Patterson Hood and the Downtown Mystic Rumblers

Because I grew up 20 minutes away from where Daniel Hutchens and Eric Carter are from in West Virginia, I’m morally obligated to love Bloodkin. Even though most of their tunes can be described as Black Crowes-lite, I still get a kick out of hearing great made-for-radio pop. From their grey hair to the way they hold their instruments, you can tell that the guys in Bloodkin are veterans. The band took the stage right at 4:30 p.m. and busted out a solid hour of tunes from their almost 20-year career.

As soon as Lera Lynn hit the stage, I began to wonder why so many Athens-based musicians were packing up and heading to Nashville. It isn’t as though Nashville is a terrible music town (it certainly can hold its weight among every other great music town in the country), but I still can’t fathom why folks from Athens want to move to a more saturated scene. In any case, Lera took the stage and did what she always does, I guess. It isn’t that I don’t like her music—I do. It’s just that an outdoor setting during the middle of the day made her music sound a little flat. The 10 minutes of light rain in the middle of her set didn’t help the mood, either.

After a 30-or-so-minute delay, Patterson Hood and the Mystic Downtown Rumblers hit the Pulaski Street Stage around 7:30 p.m., a move that signaled the end of this year’s AthFest. It could’ve been the ridiculous humidity, but I felt like Hood and his bandmates had a little trouble getting in lock-step with one another at the very start. After a few tunes in, though, it seemed like they really found their groove. David Barbe traded off with Patterson’s father, David Hood, on bass for some of the more rocking songs on the setlist, like “Pollyanna” and “Heavy and Hanging.”

Although the set was culled from all three of Patterson’s solo records, the songs from Hood’s latest effort, Heat Lightning Rumbles in the Distance, sounded especially refined.
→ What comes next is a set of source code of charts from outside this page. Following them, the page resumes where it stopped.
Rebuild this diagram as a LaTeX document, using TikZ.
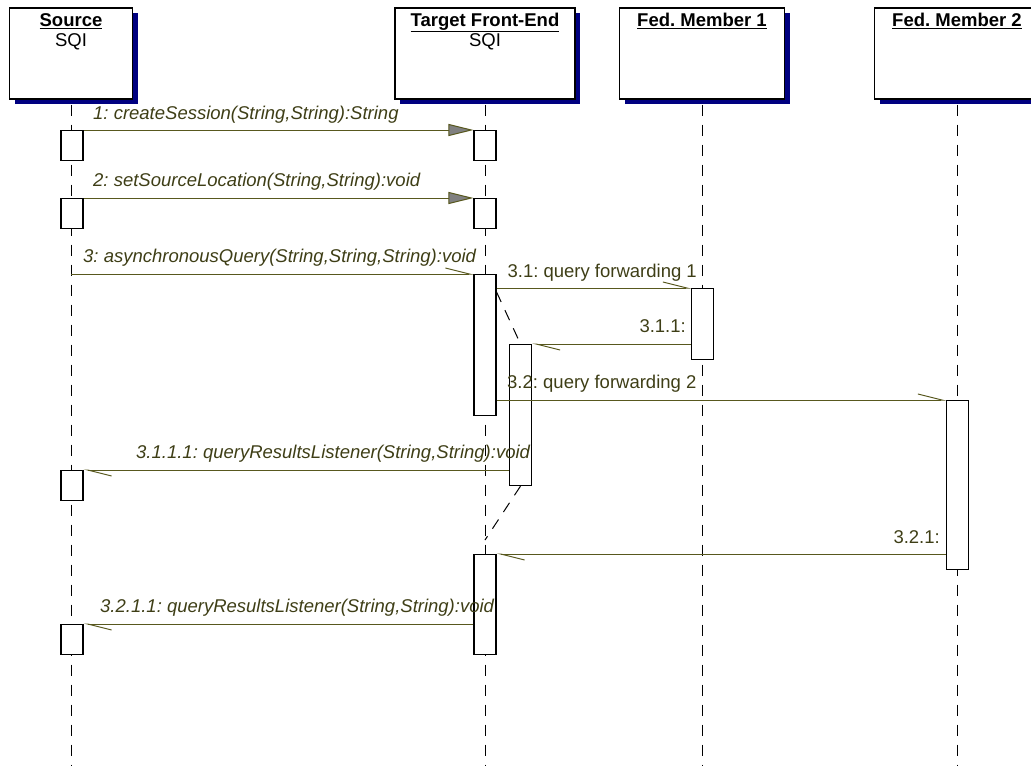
\documentclass[tikz,border=0pt]{standalone}
\usepackage{fontspec}
\setmainfont{Liberation Sans}
\usepackage{tikz}
\usetikzlibrary{arrows.meta}
\usetikzlibrary{shadows}
\definecolor{msgline}{RGB}{88,88,30}
\definecolor{msgtext}{RGB}{62,62,22}
\definecolor{shadownavy}{RGB}{0,0,128}
\definecolor{tipgray}{RGB}{128,128,128}
\newcommand{\umlfont}{\fontsize{18.5}{22}\selectfont}
\frenchspacing

\begin{document}
\begin{tikzpicture}[x=1pt,y=-1pt,
	obj/.style={rectangle, draw, line width=1.4pt, fill=white, minimum height=91pt, inner sep=0pt,
		drop shadow={shadow xshift=5pt, shadow yshift=-5pt, fill=shadownavy, opacity=1}},
	act/.style={rectangle, draw, line width=1.1pt, fill=white, minimum width=22pt, inner sep=0pt, anchor=north},
	life/.style={line width=1pt, dash pattern=on 11pt off 9pt},
	sync/.style={msgline, line width=1pt, -{Triangle[length=25pt,width=12pt,fill=tipgray]}},
	async/.style={msgline, line width=1pt, -{Straight Barb[left,length=24pt,width=12pt]}},
	hdr/.style={anchor=base, inner sep=0pt, font=\umlfont},
	lbl/.style={anchor=base west, inner sep=0pt, text=msgtext, font=\umlfont\itshape},
	rlbl/.style={anchor=base east, inner sep=0pt, text=msgtext, font=\umlfont}]
	\useasboundingbox (0,0) rectangle (1031,766);
	
	% Objects
	\node[obj, minimum width=123pt] (src) at (71,53.5) {};
	\node[obj, minimum width=180pt] (tfe) at (485,53.5) {};
	\node[obj, minimum width=165pt] (fm1) at (702,53.5) {};
	\node[obj, minimum width=165pt] (fm2) at (957,53.5) {};
	
	\node[hdr] (srcname) at ([yshift=-19pt]src.north) {\underline{\textbf{Source}}};
	\node[hdr] (srcsqi) at ([yshift=-39pt]src.north) {SQI};
	\node[hdr] (tfename) at ([yshift=-19pt]tfe.north) {\underline{\textbf{Target Front-End}}};
	\node[hdr] (tfesqi) at ([yshift=-39pt]tfe.north) {SQI};
	\node[hdr] (fm1name) at ([yshift=-19pt]fm1.north) {\underline{\textbf{Fed. Member 1}}};
	\node[hdr] (fm2name) at ([yshift=-19pt]fm2.north) {\underline{\textbf{Fed. Member 2}}};
	
	% Lifelines
	\coordinate (bottom) at (0,766);
	\draw[life] ([yshift=-5pt]src.south) -- (src.south |- bottom);
	\draw[life] ([yshift=-5pt]tfe.south) -- (tfe.south |- bottom);
	\draw[life] ([yshift=-5pt]fm1.south) -- (fm1.south |- bottom);
	\draw[life] ([yshift=-5pt]fm2.south) -- (fm2.south |- bottom);
	
	% Activations
	\node[act, minimum height=30pt] (s1) at (72,130) {};
	\node[act, minimum height=30pt] (t1) at (485,130) {};
	\node[act, minimum height=30pt] (s2) at (72,198) {};
	\node[act, minimum height=30pt] (t2) at (485,198) {};
	\node[act, minimum height=141pt] (t3) at (485,274) {};
	\node[act, minimum height=71pt] (f1) at (702.5,288) {};
	\node[act, minimum height=141pt] (t4) at (520.5,344) {};
	\node[act, minimum height=169pt] (f2) at (957.5,400) {};
	\node[act, minimum height=30pt] (s3) at (72,470) {};
	\node[act, minimum height=100pt] (t5) at (485,554) {};
	\node[act, minimum height=30pt] (s4) at (72,624) {};
	\coordinate (m3start) at (71,274);
	
	% Messages
	\draw[sync] (s1.north east) -- (t1.north west);
	\draw[sync] (s2.north east) -- (t2.north west);
	\draw[async] (m3start) -- (t3.north west);
	\draw[async] (t3.east |- f1.north) -- (f1.north west);
	\draw[async] (f1.west |- t4.north) -- (t4.north east);
	\draw[async] (t3.east |- f2.north) -- (f2.north west);
	\draw[async] (t4.west |- s3.north) -- (s3.north east);
	\draw[async] (f2.west |- t5.north) -- (t5.north east);
	\draw[async] (t5.west |- s4.north) -- (s4.north east);
	\draw[life] ([yshift=-18pt]t3.north east) -- (t4.north);
	\draw[life] (t4.south) -- ([yshift=14pt]t5.north);
	
	% Labels
	\node[lbl] (l1) at (93,119) {1: createSession(String,String):String};
	\node[lbl] (l2) at (93,186) {2: setSourceLocation(String,String):void};
	\node[lbl] (l3) at (83,262) {3: asynchronousQuery(String,String,String):void};
	\node[rlbl] (l31) at (697,277) {3.1: query forwarding 1};
	\node[rlbl] (l311) at (686,332) {3.1.1:};
	\node[lbl, font=\umlfont] (l32) at (507,388) {3.2: query forwarding 2};
	\node[lbl] (l3111) at (136,458) {3.1.1.1: queryResultsListener(String,String):void};
	\node[rlbl] (l321) at (940,543) {3.2.1:};
	\node[lbl] (l3211) at (100,612) {3.2.1.1: queryResultsListener(String,String):void};
\end{tikzpicture}
\end{document}
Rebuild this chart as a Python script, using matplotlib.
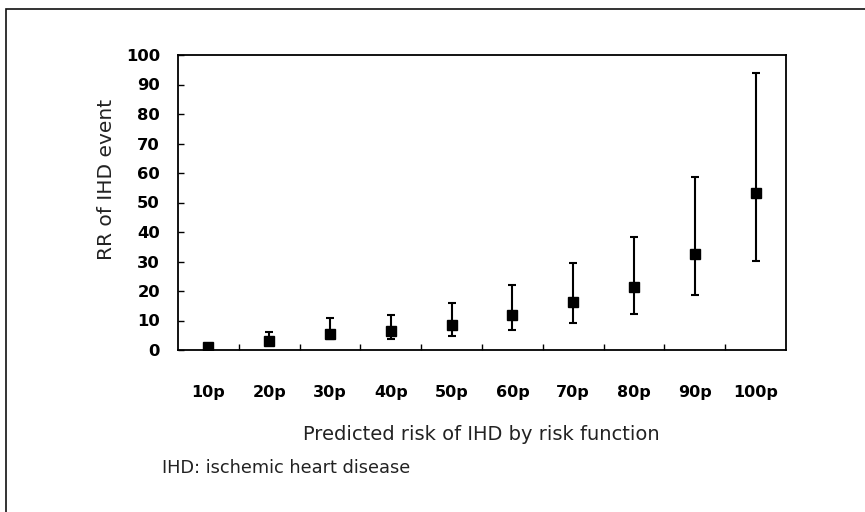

The real highlight of the set, though, was a cover of the relatively unknown R.B. Greaves tune “Take a Letter, Maria,” a song that Patterson’s father recorded the day that the Rolling Stones laid down “Brown Sugar” at Muscle Shoals Sound Studios. I love ridiculous rock trivia, so the story behind the song was just as entertaining to me as the soul-driven horn parts that were played during the cover.

After a few more covers and a love song dedicated to his wife and children, Hood wrapped up, and AthFest had ended. I’m sure vendors and volunteers had their hands full cleaning up the mess that was made over the weekend, but as the crowd made it’s way off Washington Street with smiles on their faces, it’d be hard not to call the weekend another success for Athens.